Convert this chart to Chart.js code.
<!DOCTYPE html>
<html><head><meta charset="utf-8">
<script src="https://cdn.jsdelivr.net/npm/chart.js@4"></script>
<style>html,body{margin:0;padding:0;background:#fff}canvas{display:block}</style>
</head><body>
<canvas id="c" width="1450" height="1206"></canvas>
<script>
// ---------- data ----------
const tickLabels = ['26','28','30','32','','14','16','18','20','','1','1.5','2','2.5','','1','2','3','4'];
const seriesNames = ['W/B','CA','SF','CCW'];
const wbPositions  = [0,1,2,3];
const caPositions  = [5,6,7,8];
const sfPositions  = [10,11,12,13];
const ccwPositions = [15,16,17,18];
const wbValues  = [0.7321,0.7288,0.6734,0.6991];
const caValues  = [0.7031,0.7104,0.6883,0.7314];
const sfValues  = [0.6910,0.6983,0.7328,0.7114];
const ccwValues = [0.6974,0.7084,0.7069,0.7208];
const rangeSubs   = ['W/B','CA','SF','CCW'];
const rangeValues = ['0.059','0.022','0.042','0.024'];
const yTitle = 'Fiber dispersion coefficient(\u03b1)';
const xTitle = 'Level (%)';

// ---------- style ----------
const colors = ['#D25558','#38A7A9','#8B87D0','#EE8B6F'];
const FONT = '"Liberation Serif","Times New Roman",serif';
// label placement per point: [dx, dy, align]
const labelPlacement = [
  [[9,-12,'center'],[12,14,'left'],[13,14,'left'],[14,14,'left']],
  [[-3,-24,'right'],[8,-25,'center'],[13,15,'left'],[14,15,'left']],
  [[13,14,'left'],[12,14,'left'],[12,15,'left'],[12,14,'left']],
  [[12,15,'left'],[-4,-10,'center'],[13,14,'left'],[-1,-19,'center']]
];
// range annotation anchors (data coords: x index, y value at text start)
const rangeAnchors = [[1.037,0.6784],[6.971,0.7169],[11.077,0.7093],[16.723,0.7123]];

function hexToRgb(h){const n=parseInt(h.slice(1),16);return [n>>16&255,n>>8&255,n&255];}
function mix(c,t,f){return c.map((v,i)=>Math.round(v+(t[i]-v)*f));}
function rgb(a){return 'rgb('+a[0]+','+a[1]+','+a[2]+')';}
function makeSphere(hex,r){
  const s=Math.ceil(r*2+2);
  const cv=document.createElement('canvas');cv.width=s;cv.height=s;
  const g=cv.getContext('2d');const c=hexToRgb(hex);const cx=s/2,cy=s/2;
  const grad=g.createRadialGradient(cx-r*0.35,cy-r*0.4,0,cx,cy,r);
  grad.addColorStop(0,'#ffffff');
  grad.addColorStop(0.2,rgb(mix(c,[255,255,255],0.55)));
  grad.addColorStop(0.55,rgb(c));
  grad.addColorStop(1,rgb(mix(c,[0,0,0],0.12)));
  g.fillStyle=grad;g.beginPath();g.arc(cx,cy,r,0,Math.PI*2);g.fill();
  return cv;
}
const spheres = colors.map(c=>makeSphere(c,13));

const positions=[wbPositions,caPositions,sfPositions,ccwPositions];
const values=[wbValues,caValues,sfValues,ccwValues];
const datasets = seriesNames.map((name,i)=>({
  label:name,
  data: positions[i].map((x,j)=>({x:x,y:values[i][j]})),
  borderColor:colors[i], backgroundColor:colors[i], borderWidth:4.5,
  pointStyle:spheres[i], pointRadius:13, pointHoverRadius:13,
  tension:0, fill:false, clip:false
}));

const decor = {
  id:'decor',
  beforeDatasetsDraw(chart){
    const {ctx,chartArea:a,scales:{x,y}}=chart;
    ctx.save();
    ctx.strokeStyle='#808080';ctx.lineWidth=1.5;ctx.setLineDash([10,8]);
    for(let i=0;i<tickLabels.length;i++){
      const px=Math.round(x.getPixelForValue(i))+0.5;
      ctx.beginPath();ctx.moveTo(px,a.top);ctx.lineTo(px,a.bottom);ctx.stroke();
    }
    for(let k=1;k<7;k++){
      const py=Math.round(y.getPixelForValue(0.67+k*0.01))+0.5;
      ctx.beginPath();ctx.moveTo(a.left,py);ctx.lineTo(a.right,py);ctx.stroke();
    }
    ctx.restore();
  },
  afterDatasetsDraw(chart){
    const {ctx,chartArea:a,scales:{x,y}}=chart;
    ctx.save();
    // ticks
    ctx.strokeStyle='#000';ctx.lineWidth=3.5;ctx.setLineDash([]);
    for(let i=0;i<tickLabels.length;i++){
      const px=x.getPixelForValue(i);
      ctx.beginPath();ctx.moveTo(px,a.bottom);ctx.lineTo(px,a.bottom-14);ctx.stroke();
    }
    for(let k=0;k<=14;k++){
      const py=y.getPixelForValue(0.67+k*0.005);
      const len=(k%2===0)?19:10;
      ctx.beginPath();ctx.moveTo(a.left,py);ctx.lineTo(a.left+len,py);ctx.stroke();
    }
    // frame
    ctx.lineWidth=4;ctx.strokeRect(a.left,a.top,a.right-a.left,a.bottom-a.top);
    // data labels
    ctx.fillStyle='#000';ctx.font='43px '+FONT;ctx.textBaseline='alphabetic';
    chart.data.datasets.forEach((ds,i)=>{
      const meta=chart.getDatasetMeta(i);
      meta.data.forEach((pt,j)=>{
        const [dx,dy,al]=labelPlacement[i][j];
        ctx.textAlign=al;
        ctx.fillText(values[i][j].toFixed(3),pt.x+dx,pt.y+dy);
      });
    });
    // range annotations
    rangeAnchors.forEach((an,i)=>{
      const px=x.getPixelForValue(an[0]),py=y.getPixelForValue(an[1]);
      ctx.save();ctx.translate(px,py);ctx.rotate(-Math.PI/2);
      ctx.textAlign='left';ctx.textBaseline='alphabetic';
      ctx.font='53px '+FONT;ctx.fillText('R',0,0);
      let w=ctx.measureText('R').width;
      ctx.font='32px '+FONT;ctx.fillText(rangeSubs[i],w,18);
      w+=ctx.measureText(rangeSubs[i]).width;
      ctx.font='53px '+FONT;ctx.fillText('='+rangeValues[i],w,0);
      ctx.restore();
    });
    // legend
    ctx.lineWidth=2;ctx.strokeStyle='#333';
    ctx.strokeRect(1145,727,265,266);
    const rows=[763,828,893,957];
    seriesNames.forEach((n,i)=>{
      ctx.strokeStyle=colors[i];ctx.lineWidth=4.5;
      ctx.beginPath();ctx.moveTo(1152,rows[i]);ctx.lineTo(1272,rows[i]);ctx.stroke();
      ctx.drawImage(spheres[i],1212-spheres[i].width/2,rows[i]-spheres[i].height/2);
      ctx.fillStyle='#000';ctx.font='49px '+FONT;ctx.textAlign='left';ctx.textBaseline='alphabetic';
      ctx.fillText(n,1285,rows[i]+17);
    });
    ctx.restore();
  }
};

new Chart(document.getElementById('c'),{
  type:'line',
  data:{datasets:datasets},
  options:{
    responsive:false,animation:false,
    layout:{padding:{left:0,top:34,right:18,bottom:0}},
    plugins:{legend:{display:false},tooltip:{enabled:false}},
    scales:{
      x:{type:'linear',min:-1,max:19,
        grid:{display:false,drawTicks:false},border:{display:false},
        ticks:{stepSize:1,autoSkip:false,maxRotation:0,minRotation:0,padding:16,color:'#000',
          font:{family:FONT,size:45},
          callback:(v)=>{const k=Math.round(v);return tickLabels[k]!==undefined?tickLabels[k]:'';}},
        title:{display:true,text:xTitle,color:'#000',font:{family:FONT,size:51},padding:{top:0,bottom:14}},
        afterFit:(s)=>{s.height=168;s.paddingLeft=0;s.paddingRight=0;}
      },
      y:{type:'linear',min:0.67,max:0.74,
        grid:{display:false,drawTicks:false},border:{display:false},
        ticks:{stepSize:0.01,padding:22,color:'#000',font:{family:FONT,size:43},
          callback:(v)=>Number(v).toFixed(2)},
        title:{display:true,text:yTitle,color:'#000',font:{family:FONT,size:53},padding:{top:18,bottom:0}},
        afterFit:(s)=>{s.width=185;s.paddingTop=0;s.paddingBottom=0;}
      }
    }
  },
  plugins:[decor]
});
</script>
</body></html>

* What to do *
Starting at the top of the data above, repeat every line exactly until the line containing "const xTitle = 'Level (%)';" has been given, then stop.

* Answer to this exercise *
Convert this chart to Chart.js code.
<!DOCTYPE html>
<html><head><meta charset="utf-8">
<script src="https://cdn.jsdelivr.net/npm/chart.js@4"></script>
<style>html,body{margin:0;padding:0;background:#fff}canvas{display:block}</style>
</head><body>
<canvas id="c" width="1450" height="1206"></canvas>
<script>
// ---------- data ----------
const tickLabels = ['26','28','30','32','','14','16','18','20','','1','1.5','2','2.5','','1','2','3','4'];
const seriesNames = ['W/B','CA','SF','CCW'];
const wbPositions  = [0,1,2,3];
const caPositions  = [5,6,7,8];
const sfPositions  = [10,11,12,13];
const ccwPositions = [15,16,17,18];
const wbValues  = [0.7321,0.7288,0.6734,0.6991];
const caValues  = [0.7031,0.7104,0.6883,0.7314];
const sfValues  = [0.6910,0.6983,0.7328,0.7114];
const ccwValues = [0.6974,0.7084,0.7069,0.7208];
const rangeSubs   = ['W/B','CA','SF','CCW'];
const rangeValues = ['0.059','0.022','0.042','0.024'];
const yTitle = 'Fiber dispersion coefficient(\u03b1)';
const xTitle = 'Level (%)';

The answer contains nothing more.